From a U.S. perspective, German foreign policy is hardly as benign as that of the United Kingdom, South Korea, or others. Consider the number of German components in Iraq’s WMD programs of the 1980s-1990s, Iran’s nuclear program, etc. Did German companies operate above-board? Did the break sanctions; if so, with or without Berlin’s knowledge? Berlin was one of the primary proponents of integrating Ukraine into the European market (setting off the current crisis), and it has a fluctuating hot-cold relationship with Moscow, acting as a gateway for the Russians into Europe.
Whether U.S. foreign policy is correct is a different question altogether; however, spying on Germany is the natural result of U.S. and German policies as well as Washington’s general geopolitical concerns.
Stephen raises a key point about costs and benefits. I’m not at all convinced that the analytical insight gained through certain types of SIGINT collection on NATO allies offsets either the potential political costs of disclosure or the operational costs retaliation through reduced intelligence cooperation (a particular issue with the Germans, since they do some good collection and excellent analysis).
Certainly there may be a few particular issues on which advance knowledge of German policy is useful.
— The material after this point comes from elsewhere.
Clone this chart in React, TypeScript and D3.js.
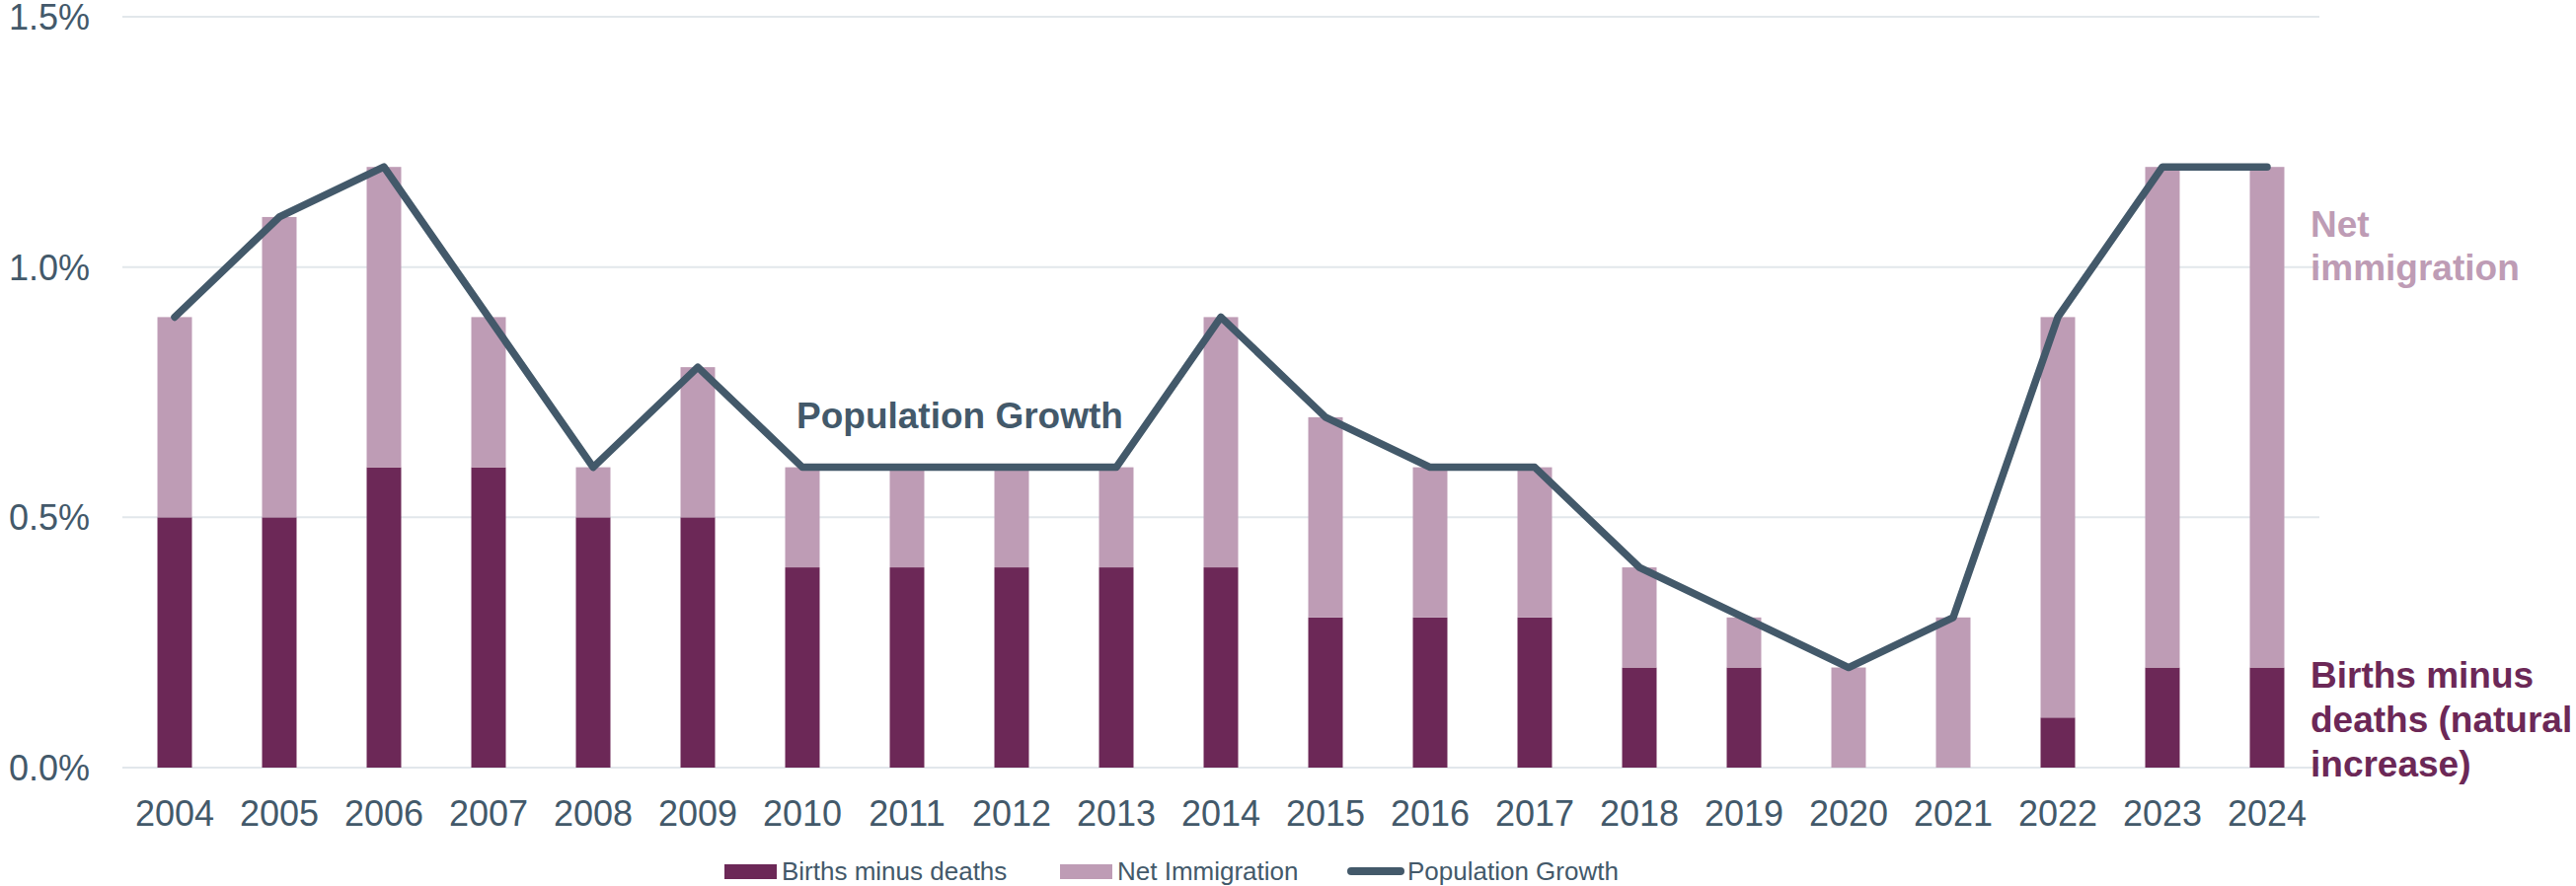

However, more than 9 times out of 10 I suspect that this is already pretty clear from OSINT, and the actual contribution of SIGINT is pretty marginal.
This is different, I might add, from SIGINT collection for CT or CI purposes, where the target is individuals who are part of bad guy networks rather than allied countries themselves. This is much more likely to be useful. However, much of it can be collected in partnership with the local IC–and that relationship is actually placed at risk by the sort of collection discussed above.